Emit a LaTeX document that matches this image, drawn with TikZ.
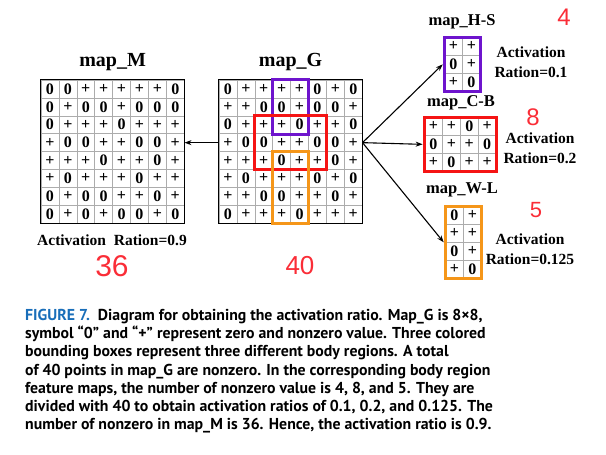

---------------

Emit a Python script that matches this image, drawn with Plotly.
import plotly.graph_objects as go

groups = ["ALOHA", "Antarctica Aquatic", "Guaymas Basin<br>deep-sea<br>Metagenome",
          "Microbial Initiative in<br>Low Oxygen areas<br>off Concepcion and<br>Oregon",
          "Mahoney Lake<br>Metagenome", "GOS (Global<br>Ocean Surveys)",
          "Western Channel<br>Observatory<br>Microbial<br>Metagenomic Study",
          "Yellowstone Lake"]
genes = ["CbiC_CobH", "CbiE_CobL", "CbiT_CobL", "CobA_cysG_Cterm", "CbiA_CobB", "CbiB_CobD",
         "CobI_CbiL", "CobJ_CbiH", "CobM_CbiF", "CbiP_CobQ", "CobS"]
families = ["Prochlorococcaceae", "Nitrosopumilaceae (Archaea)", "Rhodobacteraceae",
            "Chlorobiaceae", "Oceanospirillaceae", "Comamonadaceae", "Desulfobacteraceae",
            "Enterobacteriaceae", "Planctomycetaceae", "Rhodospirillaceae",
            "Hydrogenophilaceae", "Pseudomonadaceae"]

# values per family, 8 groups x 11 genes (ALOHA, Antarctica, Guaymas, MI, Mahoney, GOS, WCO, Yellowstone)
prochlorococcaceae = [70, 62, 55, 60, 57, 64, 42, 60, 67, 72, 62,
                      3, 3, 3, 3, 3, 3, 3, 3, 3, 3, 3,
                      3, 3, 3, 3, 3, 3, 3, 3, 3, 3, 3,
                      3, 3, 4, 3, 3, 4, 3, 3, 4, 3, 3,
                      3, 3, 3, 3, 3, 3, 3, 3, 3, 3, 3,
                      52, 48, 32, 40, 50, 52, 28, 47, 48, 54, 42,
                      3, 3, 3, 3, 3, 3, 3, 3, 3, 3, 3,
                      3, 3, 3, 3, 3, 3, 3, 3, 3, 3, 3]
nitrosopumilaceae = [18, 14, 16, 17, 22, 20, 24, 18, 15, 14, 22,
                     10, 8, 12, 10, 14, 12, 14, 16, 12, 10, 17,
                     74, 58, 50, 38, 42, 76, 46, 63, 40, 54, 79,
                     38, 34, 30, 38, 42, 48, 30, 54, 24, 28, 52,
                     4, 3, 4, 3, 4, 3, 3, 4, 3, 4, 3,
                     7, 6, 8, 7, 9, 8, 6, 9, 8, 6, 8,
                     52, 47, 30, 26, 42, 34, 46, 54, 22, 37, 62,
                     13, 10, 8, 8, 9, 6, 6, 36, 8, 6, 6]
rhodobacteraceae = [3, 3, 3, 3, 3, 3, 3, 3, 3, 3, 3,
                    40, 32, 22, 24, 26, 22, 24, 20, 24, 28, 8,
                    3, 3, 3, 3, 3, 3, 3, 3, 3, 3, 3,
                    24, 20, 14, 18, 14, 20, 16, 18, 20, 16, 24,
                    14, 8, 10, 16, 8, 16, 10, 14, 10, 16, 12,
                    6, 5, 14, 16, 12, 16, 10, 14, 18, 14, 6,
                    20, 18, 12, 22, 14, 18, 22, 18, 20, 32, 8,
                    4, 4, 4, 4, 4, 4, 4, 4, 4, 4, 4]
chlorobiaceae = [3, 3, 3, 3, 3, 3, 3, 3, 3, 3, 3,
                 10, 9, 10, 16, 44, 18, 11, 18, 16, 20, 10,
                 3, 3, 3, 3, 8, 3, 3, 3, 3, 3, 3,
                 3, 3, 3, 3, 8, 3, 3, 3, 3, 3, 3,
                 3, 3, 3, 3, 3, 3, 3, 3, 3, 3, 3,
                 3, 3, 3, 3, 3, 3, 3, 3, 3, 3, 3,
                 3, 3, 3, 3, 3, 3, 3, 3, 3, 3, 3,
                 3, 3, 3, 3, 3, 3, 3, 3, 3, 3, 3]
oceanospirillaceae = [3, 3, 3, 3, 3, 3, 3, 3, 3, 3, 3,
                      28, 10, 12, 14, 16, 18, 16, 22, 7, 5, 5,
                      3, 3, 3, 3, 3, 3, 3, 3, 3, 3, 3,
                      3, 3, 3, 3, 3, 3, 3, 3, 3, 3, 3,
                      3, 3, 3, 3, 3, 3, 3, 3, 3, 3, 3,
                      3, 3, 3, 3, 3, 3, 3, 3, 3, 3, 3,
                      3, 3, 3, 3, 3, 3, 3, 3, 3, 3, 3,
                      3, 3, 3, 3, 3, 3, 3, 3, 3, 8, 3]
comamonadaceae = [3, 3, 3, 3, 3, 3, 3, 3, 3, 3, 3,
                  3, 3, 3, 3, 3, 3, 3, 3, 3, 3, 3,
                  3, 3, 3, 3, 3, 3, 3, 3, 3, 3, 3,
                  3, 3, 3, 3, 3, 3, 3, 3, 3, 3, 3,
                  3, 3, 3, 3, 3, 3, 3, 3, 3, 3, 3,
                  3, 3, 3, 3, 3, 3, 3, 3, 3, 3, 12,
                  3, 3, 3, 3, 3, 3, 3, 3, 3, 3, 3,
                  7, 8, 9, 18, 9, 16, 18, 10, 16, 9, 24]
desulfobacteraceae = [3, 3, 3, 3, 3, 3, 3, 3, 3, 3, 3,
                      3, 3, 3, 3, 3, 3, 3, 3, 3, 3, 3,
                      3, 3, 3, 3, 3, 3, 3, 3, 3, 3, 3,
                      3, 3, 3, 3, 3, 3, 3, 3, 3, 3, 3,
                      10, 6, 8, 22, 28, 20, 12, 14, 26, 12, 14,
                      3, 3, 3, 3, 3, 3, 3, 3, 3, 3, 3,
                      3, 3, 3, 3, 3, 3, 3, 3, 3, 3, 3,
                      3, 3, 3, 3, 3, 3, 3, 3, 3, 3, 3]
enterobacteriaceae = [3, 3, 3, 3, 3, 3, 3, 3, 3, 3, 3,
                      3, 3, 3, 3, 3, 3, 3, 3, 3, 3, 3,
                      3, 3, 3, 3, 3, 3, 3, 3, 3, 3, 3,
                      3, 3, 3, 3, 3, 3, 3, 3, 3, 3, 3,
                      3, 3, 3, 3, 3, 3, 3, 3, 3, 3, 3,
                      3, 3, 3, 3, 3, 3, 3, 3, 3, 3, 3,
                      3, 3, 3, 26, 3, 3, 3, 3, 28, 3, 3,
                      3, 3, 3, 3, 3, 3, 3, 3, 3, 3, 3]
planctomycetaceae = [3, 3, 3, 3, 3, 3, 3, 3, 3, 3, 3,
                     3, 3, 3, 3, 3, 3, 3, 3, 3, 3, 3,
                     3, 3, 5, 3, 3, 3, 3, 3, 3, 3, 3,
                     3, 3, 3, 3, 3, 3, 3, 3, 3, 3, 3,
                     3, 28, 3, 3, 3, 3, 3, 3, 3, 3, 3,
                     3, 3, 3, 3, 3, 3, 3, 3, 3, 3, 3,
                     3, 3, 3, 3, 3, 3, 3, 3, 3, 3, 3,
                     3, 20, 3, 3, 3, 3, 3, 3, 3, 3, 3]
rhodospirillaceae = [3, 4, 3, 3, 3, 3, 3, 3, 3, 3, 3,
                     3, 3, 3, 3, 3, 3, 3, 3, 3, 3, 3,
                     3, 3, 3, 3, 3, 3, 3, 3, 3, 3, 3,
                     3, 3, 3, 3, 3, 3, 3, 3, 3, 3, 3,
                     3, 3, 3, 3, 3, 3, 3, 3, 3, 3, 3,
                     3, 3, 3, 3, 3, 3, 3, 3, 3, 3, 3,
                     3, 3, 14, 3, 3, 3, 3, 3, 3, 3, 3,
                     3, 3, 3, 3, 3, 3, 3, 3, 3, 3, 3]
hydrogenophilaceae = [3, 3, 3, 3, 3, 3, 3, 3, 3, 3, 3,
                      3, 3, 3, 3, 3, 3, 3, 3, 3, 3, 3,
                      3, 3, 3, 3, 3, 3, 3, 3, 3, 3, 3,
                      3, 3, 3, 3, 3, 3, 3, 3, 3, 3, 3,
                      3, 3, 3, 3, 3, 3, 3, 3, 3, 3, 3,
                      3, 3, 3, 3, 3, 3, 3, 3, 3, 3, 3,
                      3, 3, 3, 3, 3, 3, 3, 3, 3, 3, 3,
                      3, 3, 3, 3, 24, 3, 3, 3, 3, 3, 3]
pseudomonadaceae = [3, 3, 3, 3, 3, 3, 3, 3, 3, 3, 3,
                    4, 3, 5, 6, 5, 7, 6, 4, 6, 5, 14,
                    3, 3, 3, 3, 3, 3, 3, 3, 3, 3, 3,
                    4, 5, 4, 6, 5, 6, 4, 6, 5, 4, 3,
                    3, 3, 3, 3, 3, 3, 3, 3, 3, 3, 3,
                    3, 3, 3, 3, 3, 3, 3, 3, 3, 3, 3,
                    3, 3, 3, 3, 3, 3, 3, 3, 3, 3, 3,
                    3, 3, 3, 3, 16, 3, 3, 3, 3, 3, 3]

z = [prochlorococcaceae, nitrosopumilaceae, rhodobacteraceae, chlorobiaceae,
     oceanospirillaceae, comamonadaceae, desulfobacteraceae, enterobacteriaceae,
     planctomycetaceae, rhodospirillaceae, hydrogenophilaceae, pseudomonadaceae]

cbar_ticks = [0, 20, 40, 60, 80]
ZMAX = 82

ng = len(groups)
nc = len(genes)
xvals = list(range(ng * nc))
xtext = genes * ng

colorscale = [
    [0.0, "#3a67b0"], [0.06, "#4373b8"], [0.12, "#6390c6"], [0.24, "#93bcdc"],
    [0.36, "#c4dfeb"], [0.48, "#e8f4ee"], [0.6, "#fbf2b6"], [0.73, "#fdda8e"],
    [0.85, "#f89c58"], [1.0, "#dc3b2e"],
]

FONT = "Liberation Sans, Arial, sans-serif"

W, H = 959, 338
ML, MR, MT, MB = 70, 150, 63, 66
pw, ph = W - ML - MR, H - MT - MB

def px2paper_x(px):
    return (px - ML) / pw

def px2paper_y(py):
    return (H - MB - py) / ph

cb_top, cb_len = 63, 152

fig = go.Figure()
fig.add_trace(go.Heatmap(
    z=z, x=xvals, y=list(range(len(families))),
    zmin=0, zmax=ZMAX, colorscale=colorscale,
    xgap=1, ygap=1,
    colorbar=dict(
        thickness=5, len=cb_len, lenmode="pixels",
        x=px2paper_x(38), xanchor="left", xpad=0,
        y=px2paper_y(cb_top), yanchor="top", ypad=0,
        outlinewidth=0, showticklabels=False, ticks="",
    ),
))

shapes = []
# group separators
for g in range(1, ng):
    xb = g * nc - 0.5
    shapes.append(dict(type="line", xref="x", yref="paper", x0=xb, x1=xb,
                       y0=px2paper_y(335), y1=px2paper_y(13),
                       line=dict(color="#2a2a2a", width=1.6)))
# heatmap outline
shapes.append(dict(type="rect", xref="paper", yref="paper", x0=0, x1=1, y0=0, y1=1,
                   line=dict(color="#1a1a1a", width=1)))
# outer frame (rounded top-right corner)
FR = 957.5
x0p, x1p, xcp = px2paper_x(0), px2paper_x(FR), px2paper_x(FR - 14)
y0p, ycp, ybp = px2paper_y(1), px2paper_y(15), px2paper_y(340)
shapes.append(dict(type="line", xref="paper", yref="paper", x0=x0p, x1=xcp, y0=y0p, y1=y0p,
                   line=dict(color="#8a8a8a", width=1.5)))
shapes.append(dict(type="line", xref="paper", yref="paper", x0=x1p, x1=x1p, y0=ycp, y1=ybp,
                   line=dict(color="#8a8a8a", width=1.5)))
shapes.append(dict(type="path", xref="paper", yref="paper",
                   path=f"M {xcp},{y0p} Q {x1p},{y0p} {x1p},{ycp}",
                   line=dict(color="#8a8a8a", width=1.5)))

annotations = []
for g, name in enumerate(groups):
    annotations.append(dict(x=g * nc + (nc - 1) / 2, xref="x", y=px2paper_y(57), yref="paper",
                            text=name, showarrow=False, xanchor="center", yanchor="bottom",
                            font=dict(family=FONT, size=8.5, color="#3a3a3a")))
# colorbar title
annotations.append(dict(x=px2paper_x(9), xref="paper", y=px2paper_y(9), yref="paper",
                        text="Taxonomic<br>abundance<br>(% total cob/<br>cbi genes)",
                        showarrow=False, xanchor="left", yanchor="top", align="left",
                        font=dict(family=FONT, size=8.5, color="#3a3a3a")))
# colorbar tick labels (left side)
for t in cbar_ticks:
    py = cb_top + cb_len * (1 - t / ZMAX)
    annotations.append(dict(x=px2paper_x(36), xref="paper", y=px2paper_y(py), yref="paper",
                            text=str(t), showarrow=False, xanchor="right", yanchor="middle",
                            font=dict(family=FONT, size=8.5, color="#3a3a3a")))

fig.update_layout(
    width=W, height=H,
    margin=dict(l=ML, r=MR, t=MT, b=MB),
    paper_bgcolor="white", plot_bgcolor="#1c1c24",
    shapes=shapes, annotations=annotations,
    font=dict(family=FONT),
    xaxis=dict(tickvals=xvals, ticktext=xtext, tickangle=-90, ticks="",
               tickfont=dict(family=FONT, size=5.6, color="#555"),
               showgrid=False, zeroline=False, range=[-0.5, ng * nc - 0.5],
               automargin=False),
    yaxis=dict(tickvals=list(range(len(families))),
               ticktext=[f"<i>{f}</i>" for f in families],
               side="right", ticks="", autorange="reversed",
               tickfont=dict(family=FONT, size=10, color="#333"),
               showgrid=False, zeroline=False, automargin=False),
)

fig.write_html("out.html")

---------------

Repeat exactly the lines running from the one with "Emit a Python" through the one with "import plotly.graph_objects as go", both included.

Emit a Python script that matches this image, drawn with Plotly.
import plotly.graph_objects as go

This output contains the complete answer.